[begin Given entries]
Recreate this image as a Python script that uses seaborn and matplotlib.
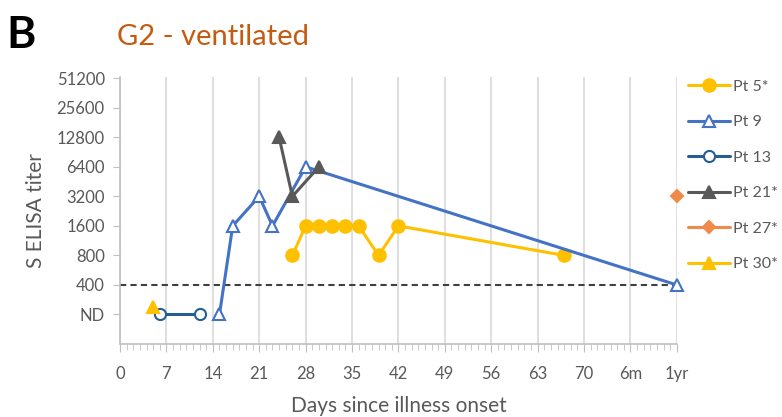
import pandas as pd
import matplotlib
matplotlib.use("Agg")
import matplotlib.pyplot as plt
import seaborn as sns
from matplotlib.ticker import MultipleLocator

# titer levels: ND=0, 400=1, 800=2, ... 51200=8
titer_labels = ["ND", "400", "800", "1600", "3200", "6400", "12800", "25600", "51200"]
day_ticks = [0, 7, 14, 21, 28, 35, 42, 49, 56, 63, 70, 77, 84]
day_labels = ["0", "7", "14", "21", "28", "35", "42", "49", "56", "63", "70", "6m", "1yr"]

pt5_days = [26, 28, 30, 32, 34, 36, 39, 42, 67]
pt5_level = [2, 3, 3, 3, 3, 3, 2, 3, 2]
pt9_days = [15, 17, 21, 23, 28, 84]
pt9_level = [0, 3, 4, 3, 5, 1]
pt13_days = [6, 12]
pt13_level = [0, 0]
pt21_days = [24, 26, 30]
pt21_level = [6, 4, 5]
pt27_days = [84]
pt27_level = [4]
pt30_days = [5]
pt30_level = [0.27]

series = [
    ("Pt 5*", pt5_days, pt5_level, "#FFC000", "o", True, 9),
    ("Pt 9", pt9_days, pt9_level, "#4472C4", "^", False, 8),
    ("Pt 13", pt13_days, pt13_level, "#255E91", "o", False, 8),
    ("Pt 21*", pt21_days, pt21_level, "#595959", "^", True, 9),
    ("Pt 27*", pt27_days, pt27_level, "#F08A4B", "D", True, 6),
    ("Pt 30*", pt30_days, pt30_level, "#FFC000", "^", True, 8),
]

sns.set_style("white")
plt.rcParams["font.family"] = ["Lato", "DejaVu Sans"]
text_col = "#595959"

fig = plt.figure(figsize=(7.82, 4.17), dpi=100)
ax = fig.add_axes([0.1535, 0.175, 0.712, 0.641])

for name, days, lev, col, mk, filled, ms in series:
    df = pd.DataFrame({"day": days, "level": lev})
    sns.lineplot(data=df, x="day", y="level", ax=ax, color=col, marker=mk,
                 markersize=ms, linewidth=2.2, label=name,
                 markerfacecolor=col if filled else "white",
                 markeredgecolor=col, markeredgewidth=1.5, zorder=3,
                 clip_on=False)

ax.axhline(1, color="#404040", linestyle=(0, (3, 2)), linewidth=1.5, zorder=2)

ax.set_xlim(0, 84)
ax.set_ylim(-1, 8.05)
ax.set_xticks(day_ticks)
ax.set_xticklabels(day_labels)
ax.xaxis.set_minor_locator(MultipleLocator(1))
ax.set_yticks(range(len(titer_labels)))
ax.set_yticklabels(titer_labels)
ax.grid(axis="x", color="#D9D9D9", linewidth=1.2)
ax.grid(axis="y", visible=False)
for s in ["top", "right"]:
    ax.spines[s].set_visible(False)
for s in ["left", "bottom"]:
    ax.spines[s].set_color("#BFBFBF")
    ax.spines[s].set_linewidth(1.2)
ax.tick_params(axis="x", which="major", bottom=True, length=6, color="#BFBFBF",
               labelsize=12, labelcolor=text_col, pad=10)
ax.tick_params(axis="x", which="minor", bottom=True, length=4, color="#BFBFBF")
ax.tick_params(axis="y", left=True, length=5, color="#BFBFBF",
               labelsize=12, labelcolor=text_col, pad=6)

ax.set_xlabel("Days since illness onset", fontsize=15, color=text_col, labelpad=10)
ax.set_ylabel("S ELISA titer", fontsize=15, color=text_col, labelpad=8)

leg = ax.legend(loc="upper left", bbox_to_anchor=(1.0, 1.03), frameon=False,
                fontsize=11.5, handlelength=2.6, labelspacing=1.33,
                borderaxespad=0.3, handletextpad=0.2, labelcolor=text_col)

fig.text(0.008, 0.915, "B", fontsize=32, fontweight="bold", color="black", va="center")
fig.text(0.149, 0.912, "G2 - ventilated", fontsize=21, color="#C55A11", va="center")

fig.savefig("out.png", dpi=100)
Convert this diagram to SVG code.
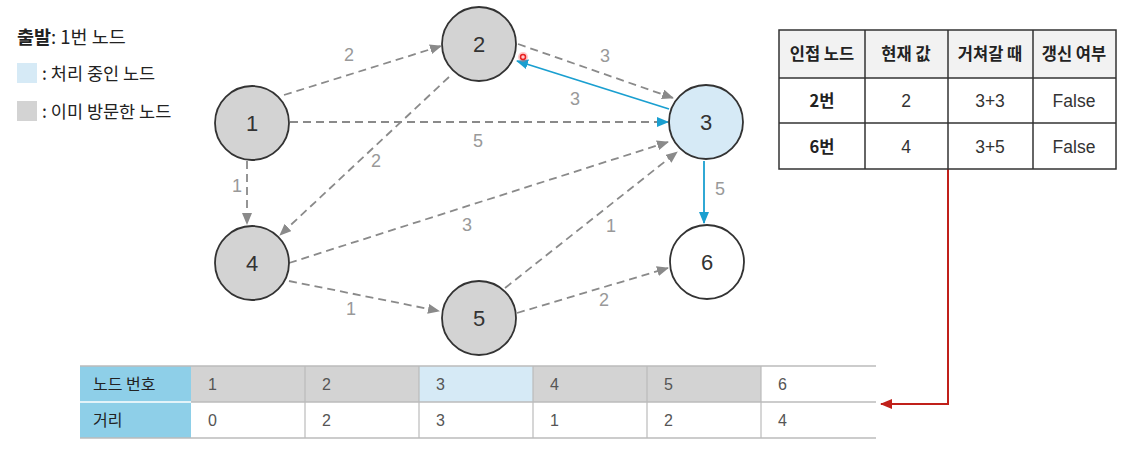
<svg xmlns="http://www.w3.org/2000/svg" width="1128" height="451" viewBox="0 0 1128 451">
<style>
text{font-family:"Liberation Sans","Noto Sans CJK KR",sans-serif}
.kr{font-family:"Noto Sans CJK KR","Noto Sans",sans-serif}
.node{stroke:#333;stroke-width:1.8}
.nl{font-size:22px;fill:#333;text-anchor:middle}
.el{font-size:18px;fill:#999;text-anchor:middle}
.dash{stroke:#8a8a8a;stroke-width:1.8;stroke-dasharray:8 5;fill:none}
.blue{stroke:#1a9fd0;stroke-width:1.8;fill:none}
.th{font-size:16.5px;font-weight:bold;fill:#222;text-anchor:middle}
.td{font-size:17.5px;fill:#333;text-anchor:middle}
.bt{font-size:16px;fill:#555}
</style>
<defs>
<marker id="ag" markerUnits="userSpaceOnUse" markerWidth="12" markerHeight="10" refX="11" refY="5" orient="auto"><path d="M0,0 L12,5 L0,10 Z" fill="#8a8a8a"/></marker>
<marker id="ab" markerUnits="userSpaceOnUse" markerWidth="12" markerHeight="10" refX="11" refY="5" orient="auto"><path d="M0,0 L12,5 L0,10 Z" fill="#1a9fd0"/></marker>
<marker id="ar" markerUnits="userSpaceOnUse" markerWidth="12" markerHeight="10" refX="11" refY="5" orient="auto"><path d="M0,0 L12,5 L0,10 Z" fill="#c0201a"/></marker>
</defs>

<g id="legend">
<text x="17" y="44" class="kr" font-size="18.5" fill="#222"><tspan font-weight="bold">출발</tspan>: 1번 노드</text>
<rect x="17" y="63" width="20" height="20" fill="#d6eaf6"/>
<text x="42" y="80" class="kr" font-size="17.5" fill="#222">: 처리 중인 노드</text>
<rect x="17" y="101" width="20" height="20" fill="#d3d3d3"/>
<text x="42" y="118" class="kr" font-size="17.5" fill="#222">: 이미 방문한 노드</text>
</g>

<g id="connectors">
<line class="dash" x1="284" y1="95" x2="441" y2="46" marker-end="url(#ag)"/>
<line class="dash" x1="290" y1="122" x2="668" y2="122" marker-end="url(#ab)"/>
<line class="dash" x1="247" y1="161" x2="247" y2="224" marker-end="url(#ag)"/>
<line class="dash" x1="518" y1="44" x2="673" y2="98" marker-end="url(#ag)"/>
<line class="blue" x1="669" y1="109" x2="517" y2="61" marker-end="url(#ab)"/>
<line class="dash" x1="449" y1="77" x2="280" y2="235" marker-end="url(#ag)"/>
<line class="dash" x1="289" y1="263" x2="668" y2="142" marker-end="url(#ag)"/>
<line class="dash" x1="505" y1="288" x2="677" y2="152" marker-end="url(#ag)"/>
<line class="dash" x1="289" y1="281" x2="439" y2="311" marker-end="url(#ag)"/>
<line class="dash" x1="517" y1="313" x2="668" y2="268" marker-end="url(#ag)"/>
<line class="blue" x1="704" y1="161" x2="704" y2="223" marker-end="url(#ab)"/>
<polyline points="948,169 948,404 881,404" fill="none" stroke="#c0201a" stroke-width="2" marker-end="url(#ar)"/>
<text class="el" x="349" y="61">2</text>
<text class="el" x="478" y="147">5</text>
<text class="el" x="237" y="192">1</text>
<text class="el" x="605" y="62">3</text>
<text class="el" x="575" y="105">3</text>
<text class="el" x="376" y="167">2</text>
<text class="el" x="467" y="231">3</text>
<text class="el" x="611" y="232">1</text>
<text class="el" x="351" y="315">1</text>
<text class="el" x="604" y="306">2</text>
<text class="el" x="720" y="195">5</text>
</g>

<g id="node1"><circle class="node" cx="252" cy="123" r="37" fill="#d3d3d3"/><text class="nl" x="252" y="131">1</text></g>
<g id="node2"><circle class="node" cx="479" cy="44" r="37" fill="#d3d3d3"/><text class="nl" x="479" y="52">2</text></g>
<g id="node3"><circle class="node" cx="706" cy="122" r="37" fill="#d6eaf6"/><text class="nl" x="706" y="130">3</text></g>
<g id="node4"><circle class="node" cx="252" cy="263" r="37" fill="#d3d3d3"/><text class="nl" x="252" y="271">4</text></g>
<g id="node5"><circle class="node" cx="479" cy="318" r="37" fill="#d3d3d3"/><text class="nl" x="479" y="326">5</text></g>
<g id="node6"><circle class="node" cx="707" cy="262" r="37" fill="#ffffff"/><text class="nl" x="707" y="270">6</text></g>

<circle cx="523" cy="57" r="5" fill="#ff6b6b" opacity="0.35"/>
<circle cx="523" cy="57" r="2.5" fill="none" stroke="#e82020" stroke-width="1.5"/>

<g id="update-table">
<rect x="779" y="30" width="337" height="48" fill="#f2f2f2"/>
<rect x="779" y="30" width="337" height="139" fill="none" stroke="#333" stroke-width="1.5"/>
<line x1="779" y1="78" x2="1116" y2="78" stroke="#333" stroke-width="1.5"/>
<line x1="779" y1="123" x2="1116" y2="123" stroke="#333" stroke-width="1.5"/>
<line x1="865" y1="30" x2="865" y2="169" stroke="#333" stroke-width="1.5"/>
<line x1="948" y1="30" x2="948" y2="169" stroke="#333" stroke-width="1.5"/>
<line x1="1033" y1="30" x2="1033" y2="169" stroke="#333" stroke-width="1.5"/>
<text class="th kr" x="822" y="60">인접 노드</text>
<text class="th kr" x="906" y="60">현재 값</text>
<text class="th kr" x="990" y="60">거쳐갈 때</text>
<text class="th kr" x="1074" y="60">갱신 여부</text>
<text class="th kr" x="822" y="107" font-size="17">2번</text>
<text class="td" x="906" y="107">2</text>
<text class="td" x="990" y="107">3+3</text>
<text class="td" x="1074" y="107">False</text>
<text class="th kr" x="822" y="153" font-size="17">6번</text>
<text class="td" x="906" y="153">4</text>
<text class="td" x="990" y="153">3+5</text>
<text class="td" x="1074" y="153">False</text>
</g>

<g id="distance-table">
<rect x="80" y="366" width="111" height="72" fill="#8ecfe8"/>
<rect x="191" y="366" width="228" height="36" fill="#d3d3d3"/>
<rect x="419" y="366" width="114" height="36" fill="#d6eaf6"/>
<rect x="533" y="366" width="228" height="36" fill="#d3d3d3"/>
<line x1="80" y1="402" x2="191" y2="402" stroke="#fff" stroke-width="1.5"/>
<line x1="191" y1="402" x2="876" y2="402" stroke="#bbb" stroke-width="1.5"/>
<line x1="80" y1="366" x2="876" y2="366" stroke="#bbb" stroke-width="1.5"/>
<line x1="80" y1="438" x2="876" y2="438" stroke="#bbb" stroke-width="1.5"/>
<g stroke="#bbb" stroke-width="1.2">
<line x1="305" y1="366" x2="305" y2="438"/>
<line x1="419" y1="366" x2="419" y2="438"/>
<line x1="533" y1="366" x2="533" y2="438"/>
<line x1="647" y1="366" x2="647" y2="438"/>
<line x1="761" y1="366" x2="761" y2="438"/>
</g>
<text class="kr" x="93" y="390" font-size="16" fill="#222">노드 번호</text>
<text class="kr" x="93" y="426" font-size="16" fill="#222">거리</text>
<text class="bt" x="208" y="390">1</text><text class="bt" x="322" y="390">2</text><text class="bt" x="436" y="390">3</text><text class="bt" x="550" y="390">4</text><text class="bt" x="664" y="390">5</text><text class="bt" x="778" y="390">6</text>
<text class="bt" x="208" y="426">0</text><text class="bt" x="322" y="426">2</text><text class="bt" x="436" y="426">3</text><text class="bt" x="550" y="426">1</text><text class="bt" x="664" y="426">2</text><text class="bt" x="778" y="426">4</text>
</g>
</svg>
[end Given entries]
> _Exercise directions_
Copy nothing but the lines from the top of the material through the line holding "from matplotlib.ticker import MultipleLocator", exactly as written; omit pictures.

> _Full output_
Recreate this image as a Python script that uses seaborn and matplotlib.
import pandas as pd
import matplotlib
matplotlib.use("Agg")
import matplotlib.pyplot as plt
import seaborn as sns
from matplotlib.ticker import MultipleLocator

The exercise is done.